A atração pelo jogo começou em 2004, um ano depois do início do tratamento, logo que seu médico aumentou a dosagem de 6 mg diárias para 9mg. Passados alguns meses, mais uma vez Jambart teve a posologia modificada, agora para 15 mg diárias. Foi o auge do vício nos jogos, em 2005.
“Não conseguia parar de jeito algum. Meu casamento esteve em risco e fui chamado de louco por todos tanto na vizinhança quanto no trabalho”, conta, acrescentando que também sofreu de depressão e de hiperapetite sexual durante o período em que consumiu o medicamento nas dosagens superiores. Nenhum destes problemas, no entanto, foi maior do que a ruína financeira em que ele se encontrou em menos de um ano, afirma Jambart, que tentou se matar duas vezes em menos de um mês.

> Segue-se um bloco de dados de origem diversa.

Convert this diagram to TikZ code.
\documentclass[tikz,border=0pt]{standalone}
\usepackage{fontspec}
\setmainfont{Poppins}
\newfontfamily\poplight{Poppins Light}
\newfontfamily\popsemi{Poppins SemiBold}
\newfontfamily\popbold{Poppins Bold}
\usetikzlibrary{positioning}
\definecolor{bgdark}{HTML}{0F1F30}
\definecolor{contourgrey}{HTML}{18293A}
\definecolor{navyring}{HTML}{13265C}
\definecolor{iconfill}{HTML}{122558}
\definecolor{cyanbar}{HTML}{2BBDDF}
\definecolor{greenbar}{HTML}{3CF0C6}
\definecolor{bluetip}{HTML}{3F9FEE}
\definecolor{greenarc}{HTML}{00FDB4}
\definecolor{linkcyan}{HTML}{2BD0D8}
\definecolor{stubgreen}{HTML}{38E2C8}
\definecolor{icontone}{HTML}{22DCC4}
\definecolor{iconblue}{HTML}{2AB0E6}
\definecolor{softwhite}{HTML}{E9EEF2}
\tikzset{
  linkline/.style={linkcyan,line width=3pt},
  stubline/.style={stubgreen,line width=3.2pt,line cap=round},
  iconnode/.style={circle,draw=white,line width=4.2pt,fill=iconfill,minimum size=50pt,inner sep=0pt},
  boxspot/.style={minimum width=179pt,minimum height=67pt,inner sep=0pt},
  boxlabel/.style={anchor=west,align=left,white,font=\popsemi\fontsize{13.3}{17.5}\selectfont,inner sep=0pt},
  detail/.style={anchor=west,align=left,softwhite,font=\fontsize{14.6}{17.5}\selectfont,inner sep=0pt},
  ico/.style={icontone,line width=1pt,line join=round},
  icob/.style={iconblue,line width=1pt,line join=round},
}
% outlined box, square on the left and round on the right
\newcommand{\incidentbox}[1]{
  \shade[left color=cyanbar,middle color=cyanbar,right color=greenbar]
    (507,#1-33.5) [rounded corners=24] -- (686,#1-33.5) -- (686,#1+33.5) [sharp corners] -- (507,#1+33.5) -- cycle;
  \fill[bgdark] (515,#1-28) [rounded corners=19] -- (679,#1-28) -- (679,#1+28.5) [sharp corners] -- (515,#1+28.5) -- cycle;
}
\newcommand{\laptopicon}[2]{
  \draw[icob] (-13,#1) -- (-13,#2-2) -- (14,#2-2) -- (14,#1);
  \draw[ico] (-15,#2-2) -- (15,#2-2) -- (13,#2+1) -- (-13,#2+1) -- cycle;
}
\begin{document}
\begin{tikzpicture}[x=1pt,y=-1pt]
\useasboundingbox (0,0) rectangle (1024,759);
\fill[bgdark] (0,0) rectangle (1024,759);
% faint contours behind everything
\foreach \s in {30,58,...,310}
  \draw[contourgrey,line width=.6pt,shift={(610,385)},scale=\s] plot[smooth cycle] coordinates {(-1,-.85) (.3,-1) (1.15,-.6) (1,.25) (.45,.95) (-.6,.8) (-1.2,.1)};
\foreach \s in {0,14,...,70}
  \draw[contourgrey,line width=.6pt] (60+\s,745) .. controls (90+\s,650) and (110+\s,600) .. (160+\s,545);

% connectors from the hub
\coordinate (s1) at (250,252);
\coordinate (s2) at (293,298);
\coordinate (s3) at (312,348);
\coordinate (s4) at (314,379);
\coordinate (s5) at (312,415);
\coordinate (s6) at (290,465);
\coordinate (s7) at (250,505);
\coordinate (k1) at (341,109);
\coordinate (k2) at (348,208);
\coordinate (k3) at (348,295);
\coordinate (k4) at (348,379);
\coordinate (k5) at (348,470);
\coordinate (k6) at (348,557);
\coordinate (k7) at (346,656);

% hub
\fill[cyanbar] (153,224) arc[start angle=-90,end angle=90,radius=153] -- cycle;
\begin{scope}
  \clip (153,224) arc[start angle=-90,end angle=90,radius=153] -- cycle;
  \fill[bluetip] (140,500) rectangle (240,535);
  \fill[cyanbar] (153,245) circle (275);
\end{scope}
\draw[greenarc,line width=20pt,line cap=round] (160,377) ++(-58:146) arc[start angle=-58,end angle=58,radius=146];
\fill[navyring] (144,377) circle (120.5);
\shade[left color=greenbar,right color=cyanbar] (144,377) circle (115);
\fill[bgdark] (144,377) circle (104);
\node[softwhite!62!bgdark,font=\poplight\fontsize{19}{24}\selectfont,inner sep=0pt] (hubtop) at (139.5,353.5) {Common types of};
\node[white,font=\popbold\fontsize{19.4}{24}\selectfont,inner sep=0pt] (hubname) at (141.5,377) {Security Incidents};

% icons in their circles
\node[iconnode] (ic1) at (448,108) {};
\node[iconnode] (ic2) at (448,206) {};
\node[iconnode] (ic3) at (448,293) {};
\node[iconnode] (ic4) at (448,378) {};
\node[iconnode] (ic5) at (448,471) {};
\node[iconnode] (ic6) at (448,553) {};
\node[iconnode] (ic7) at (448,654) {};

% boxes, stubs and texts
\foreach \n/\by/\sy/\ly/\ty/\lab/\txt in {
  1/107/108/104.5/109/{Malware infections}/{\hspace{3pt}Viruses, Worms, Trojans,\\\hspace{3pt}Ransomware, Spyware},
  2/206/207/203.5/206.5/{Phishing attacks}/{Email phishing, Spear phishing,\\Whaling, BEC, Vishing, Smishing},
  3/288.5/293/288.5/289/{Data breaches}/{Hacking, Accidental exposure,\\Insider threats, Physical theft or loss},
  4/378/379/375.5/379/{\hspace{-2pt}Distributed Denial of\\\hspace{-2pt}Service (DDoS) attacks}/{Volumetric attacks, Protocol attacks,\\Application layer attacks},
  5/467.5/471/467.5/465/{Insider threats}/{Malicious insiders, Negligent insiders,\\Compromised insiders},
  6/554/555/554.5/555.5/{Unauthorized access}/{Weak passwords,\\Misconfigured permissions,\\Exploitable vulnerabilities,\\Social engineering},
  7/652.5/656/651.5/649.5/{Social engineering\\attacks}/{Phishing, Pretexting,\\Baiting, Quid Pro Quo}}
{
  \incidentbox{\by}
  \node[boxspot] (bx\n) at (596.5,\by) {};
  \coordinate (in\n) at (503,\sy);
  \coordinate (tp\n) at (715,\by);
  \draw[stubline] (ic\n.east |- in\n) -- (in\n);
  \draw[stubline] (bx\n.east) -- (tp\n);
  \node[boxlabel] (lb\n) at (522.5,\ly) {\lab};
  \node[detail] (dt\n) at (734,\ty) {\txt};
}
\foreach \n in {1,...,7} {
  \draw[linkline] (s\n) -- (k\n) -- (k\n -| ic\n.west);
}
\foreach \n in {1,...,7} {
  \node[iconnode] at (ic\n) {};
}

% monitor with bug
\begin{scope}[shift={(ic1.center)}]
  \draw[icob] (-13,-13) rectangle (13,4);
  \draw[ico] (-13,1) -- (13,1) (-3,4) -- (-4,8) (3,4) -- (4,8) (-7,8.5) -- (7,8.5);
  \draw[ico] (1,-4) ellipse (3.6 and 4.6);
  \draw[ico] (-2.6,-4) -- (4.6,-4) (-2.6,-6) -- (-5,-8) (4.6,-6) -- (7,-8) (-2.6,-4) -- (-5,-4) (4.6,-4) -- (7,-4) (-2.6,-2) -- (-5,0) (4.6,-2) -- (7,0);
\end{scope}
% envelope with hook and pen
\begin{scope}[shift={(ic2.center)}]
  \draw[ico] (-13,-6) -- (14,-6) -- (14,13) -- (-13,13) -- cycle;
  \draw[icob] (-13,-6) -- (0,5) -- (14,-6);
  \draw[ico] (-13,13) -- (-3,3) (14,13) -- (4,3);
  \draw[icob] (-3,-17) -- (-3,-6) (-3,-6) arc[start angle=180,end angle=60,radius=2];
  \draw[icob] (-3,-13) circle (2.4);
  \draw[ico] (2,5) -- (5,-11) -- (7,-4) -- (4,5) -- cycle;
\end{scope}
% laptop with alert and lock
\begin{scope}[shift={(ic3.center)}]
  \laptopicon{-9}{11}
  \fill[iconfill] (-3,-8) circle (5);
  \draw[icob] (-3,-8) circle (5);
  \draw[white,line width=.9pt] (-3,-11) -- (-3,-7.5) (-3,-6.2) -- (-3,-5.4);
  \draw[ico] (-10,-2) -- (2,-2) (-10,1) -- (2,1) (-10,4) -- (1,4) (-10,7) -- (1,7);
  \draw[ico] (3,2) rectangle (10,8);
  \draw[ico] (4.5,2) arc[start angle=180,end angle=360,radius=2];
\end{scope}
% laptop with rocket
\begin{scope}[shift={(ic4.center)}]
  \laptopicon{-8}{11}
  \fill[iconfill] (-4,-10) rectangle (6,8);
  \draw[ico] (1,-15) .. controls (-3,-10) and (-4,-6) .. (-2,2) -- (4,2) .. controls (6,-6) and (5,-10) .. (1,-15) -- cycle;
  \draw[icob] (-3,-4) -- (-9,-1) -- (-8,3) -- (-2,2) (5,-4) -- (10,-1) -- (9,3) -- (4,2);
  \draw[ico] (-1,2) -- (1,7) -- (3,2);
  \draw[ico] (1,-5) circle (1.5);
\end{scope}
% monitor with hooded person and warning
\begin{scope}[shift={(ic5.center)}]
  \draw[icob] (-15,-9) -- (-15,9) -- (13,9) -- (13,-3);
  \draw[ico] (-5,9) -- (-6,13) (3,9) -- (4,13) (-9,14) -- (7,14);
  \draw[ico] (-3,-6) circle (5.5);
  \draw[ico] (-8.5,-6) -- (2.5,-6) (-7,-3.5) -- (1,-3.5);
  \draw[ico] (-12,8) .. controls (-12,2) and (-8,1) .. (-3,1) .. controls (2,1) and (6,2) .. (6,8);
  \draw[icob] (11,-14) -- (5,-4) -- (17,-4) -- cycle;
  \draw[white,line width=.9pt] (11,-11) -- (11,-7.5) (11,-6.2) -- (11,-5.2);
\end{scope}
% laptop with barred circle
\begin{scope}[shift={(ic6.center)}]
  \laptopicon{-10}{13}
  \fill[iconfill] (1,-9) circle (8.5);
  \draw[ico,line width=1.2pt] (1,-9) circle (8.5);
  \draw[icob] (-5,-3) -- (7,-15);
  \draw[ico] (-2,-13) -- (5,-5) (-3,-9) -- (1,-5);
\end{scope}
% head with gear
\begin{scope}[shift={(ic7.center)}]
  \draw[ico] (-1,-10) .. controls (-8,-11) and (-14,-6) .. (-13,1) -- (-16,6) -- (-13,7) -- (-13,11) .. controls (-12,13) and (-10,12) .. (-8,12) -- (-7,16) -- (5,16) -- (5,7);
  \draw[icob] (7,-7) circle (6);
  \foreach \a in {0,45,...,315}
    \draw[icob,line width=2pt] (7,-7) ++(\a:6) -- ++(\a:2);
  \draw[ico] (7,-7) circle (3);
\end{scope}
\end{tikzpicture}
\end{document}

O doente afirma jamais ter sido consultado pelo médico sobre a ocorrência destes efeitos do remédio, e muito menos advertido. Passada a recuperação da segunda tentativa de suicídio – e sem que seu médico percebesse qualquer alteração no paciente -, o executivo decidiu recorrer a outros profissionais e consultou dois psiquiatras e outro neurologista. Nenhum teria se aprofundado sobre os problemas ou estabelecido relação entre o dopaminérgico e o vício no jogo.
Um dia, no entanto, ao pesquisar na internet se alguém sofria de distúrbios semelhantes, Jambart descobriu o caso de um americano que havia passado pela mesma situação e diagnosticado a origem do transtorno: o medicamento dopaminérgico para tratar o Mal de Parkinson.
“Recorri a um médico expert no assunto e ele confirmou as minhas suspeitas: era mesmo o remédio que havia transformado para pior a minha vida”, lembra. Jambart foi orientado a cessar imediatamente o tratamento e hoje ele toma um derivado, porém em dosagem mais fraca. Apenas a partir de 2006 é que o laboratório passou a informar na bula, sem destaque, que ¿alguns pacientes apresentaram comportamento impulsivo e insólito para eles, como uma atração compulsiva por jogos de azar ou aumento de pulsões sexuais¿.
“O pior é que este remédio é muito comum, é sempre receitado, e os médicos não tomam as precauções necessárias. É absolutamente necessário acompanhar o desenvolvimento de efeitos colaterais deste medicamento”, alerta a médica Anne Frobert, especialista no assunto e ela própria portadora da doença. “Não é o caso de acabar com o medicamento, mas sim de prescrevê-lo com cautela e orientar o paciente a tomar as doses nos horários certos, de forma que não concentrem a medicação em uma única hora do dia”, afirma Anne.
A Comissão Regional de Conciliação e Indenização de Acidentes Médicos, em Paris, deu em fevereiro parecer favorável ao processo movido por Jambart, culpando o laboratório em 80% dos prejuízos financeiros e morais e o médico em 20%. No próximo dia 19, o executivo vai conhecer a sentença final expedida pelo Escritório Nacional de Indenização de Acidentes Médicos, que determinará se será mantido o valor de 400 euros de indenização.